# Start of GIVEN MATERIAL

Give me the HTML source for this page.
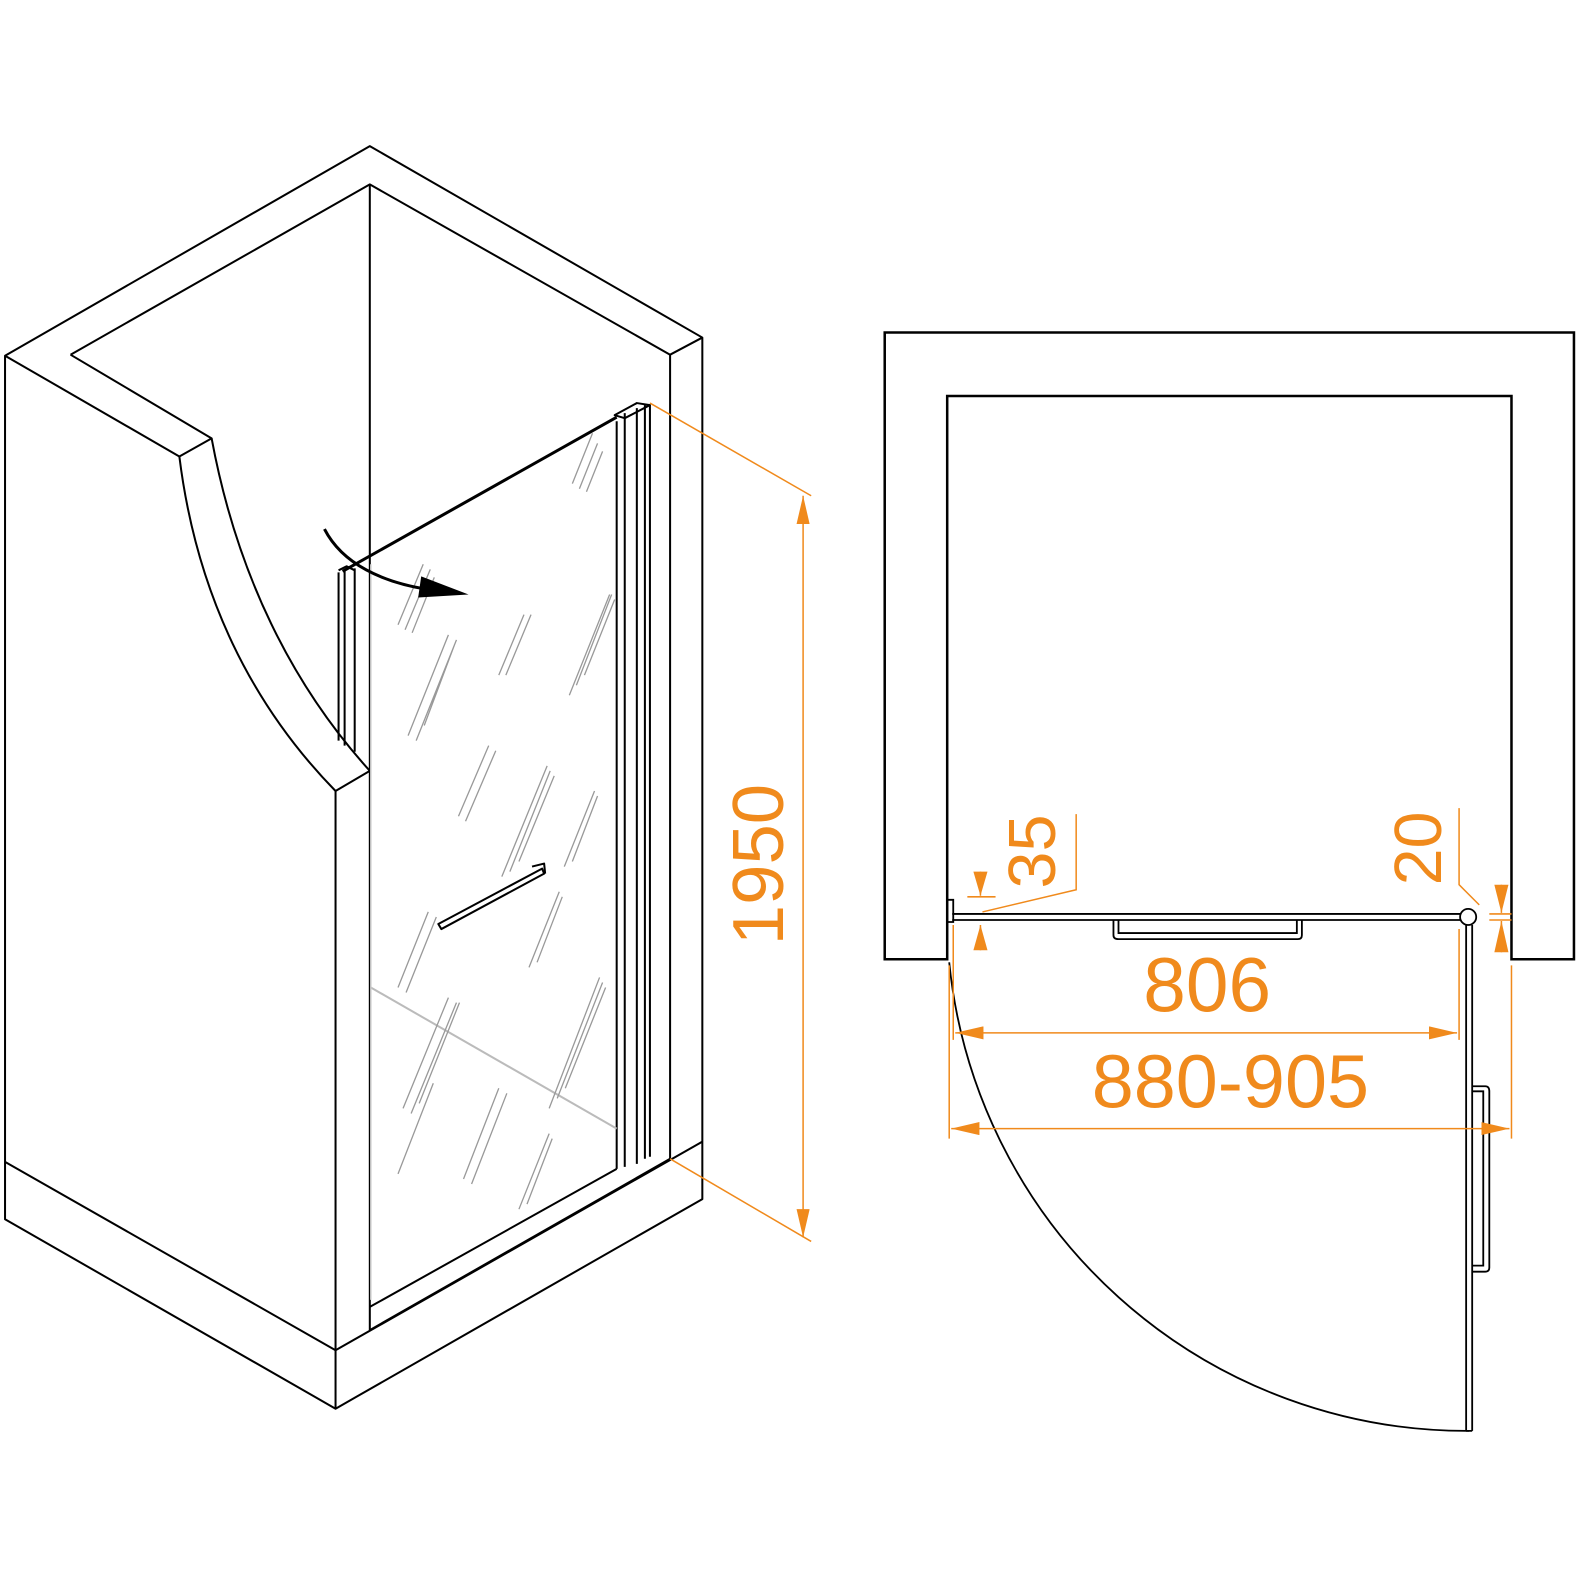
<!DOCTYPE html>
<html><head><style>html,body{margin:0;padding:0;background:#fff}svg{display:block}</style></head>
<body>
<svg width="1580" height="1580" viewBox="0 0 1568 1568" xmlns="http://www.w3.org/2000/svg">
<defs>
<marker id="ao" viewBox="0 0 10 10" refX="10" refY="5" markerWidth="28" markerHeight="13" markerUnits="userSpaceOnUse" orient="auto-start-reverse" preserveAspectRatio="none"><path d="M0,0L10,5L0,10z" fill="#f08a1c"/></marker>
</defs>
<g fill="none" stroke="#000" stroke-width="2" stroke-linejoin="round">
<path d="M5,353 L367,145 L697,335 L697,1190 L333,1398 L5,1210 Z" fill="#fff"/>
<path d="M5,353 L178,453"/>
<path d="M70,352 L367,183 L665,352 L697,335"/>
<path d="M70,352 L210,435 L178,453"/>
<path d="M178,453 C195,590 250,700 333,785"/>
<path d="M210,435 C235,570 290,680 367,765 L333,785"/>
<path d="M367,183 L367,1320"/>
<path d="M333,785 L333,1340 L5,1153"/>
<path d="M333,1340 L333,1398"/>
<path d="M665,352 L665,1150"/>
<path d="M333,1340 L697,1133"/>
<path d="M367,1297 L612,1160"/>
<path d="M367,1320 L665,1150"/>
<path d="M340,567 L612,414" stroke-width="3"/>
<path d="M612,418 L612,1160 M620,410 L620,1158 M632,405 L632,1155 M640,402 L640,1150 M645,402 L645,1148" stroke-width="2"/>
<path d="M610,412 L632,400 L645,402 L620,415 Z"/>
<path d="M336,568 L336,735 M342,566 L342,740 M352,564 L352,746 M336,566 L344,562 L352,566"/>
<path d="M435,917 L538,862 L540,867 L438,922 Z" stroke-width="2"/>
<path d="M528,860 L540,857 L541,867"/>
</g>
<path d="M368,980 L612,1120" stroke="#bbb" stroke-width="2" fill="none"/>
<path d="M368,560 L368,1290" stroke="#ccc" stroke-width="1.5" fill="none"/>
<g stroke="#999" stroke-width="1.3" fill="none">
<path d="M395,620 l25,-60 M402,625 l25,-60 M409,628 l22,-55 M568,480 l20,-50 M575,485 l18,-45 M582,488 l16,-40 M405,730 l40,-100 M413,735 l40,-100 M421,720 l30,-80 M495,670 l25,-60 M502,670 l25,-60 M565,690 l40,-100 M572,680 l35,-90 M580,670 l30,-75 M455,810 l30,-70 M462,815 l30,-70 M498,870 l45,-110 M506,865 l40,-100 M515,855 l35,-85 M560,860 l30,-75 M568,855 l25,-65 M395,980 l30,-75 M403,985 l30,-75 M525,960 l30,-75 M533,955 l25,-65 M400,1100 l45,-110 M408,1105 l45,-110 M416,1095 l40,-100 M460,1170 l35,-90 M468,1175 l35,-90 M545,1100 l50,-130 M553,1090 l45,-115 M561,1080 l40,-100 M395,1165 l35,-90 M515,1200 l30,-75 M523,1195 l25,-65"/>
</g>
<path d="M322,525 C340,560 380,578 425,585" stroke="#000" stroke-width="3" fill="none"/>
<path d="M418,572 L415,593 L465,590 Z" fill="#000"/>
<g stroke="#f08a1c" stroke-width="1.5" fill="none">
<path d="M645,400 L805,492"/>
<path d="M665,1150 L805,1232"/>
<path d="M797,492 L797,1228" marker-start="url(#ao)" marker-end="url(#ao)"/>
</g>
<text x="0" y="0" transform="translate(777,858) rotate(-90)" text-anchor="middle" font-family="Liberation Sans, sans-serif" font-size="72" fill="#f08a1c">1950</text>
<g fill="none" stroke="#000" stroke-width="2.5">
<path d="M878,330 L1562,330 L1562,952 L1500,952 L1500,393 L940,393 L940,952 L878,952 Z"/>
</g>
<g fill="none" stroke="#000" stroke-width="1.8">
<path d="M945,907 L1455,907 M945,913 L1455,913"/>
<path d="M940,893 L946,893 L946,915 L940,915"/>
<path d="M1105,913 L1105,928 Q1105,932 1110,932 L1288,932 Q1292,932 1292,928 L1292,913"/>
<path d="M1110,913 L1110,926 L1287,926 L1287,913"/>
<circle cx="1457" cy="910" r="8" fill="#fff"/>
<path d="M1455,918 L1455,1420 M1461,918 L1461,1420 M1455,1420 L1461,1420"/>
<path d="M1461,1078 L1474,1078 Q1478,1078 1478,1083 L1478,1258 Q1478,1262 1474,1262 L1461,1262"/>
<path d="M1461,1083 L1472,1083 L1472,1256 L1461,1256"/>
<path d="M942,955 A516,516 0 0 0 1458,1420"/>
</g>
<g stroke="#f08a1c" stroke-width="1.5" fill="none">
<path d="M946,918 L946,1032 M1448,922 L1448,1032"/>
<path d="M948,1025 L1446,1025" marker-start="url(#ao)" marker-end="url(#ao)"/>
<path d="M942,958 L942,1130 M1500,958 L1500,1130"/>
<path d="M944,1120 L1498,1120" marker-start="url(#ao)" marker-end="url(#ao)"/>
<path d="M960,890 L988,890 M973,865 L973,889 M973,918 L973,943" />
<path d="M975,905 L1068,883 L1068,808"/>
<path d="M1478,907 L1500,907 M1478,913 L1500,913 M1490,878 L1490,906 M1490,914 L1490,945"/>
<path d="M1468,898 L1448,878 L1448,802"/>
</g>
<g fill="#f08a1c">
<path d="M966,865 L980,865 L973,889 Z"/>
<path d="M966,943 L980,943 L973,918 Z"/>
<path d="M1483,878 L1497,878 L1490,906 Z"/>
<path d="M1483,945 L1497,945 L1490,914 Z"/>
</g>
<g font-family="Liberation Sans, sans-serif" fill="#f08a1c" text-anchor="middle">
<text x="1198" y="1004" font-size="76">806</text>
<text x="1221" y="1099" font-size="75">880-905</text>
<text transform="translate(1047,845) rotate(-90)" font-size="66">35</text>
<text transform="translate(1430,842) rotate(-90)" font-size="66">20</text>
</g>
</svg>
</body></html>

# End of GIVEN MATERIAL

• WHAT IS REQUIRED: Each line of the data should be quoted exactly, with pictures left out.

• WRITTEN RESPONSE:
Give me the HTML source for this page.
<!DOCTYPE html>
<html><head><style>html,body{margin:0;padding:0;background:#fff}svg{display:block}</style></head>
<body>
<svg width="1580" height="1580" viewBox="0 0 1568 1568" xmlns="http://www.w3.org/2000/svg">
<defs>
<marker id="ao" viewBox="0 0 10 10" refX="10" refY="5" markerWidth="28" markerHeight="13" markerUnits="userSpaceOnUse" orient="auto-start-reverse" preserveAspectRatio="none"><path d="M0,0L10,5L0,10z" fill="#f08a1c"/></marker>
</defs>
<g fill="none" stroke="#000" stroke-width="2" stroke-linejoin="round">
<path d="M5,353 L367,145 L697,335 L697,1190 L333,1398 L5,1210 Z" fill="#fff"/>
<path d="M5,353 L178,453"/>
<path d="M70,352 L367,183 L665,352 L697,335"/>
<path d="M70,352 L210,435 L178,453"/>
<path d="M178,453 C195,590 250,700 333,785"/>
<path d="M210,435 C235,570 290,680 367,765 L333,785"/>
<path d="M367,183 L367,1320"/>
<path d="M333,785 L333,1340 L5,1153"/>
<path d="M333,1340 L333,1398"/>
<path d="M665,352 L665,1150"/>
<path d="M333,1340 L697,1133"/>
<path d="M367,1297 L612,1160"/>
<path d="M367,1320 L665,1150"/>
<path d="M340,567 L612,414" stroke-width="3"/>
<path d="M612,418 L612,1160 M620,410 L620,1158 M632,405 L632,1155 M640,402 L640,1150 M645,402 L645,1148" stroke-width="2"/>
<path d="M610,412 L632,400 L645,402 L620,415 Z"/>
<path d="M336,568 L336,735 M342,566 L342,740 M352,564 L352,746 M336,566 L344,562 L352,566"/>
<path d="M435,917 L538,862 L540,867 L438,922 Z" stroke-width="2"/>
<path d="M528,860 L540,857 L541,867"/>
</g>
<path d="M368,980 L612,1120" stroke="#bbb" stroke-width="2" fill="none"/>
<path d="M368,560 L368,1290" stroke="#ccc" stroke-width="1.5" fill="none"/>
<g stroke="#999" stroke-width="1.3" fill="none">
<path d="M395,620 l25,-60 M402,625 l25,-60 M409,628 l22,-55 M568,480 l20,-50 M575,485 l18,-45 M582,488 l16,-40 M405,730 l40,-100 M413,735 l40,-100 M421,720 l30,-80 M495,670 l25,-60 M502,670 l25,-60 M565,690 l40,-100 M572,680 l35,-90 M580,670 l30,-75 M455,810 l30,-70 M462,815 l30,-70 M498,870 l45,-110 M506,865 l40,-100 M515,855 l35,-85 M560,860 l30,-75 M568,855 l25,-65 M395,980 l30,-75 M403,985 l30,-75 M525,960 l30,-75 M533,955 l25,-65 M400,1100 l45,-110 M408,1105 l45,-110 M416,1095 l40,-100 M460,1170 l35,-90 M468,1175 l35,-90 M545,1100 l50,-130 M553,1090 l45,-115 M561,1080 l40,-100 M395,1165 l35,-90 M515,1200 l30,-75 M523,1195 l25,-65"/>
</g>
<path d="M322,525 C340,560 380,578 425,585" stroke="#000" stroke-width="3" fill="none"/>
<path d="M418,572 L415,593 L465,590 Z" fill="#000"/>
<g stroke="#f08a1c" stroke-width="1.5" fill="none">
<path d="M645,400 L805,492"/>
<path d="M665,1150 L805,1232"/>
<path d="M797,492 L797,1228" marker-start="url(#ao)" marker-end="url(#ao)"/>
</g>
<text x="0" y="0" transform="translate(777,858) rotate(-90)" text-anchor="middle" font-family="Liberation Sans, sans-serif" font-size="72" fill="#f08a1c">1950</text>
<g fill="none" stroke="#000" stroke-width="2.5">
<path d="M878,330 L1562,330 L1562,952 L1500,952 L1500,393 L940,393 L940,952 L878,952 Z"/>
</g>
<g fill="none" stroke="#000" stroke-width="1.8">
<path d="M945,907 L1455,907 M945,913 L1455,913"/>
<path d="M940,893 L946,893 L946,915 L940,915"/>
<path d="M1105,913 L1105,928 Q1105,932 1110,932 L1288,932 Q1292,932 1292,928 L1292,913"/>
<path d="M1110,913 L1110,926 L1287,926 L1287,913"/>
<circle cx="1457" cy="910" r="8" fill="#fff"/>
<path d="M1455,918 L1455,1420 M1461,918 L1461,1420 M1455,1420 L1461,1420"/>
<path d="M1461,1078 L1474,1078 Q1478,1078 1478,1083 L1478,1258 Q1478,1262 1474,1262 L1461,1262"/>
<path d="M1461,1083 L1472,1083 L1472,1256 L1461,1256"/>
<path d="M942,955 A516,516 0 0 0 1458,1420"/>
</g>
<g stroke="#f08a1c" stroke-width="1.5" fill="none">
<path d="M946,918 L946,1032 M1448,922 L1448,1032"/>
<path d="M948,1025 L1446,1025" marker-start="url(#ao)" marker-end="url(#ao)"/>
<path d="M942,958 L942,1130 M1500,958 L1500,1130"/>
<path d="M944,1120 L1498,1120" marker-start="url(#ao)" marker-end="url(#ao)"/>
<path d="M960,890 L988,890 M973,865 L973,889 M973,918 L973,943" />
<path d="M975,905 L1068,883 L1068,808"/>
<path d="M1478,907 L1500,907 M1478,913 L1500,913 M1490,878 L1490,906 M1490,914 L1490,945"/>
<path d="M1468,898 L1448,878 L1448,802"/>
</g>
<g fill="#f08a1c">
<path d="M966,865 L980,865 L973,889 Z"/>
<path d="M966,943 L980,943 L973,918 Z"/>
<path d="M1483,878 L1497,878 L1490,906 Z"/>
<path d="M1483,945 L1497,945 L1490,914 Z"/>
</g>
<g font-family="Liberation Sans, sans-serif" fill="#f08a1c" text-anchor="middle">
<text x="1198" y="1004" font-size="76">806</text>
<text x="1221" y="1099" font-size="75">880-905</text>
<text transform="translate(1047,845) rotate(-90)" font-size="66">35</text>
<text transform="translate(1430,842) rotate(-90)" font-size="66">20</text>
</g>
</svg>
</body></html>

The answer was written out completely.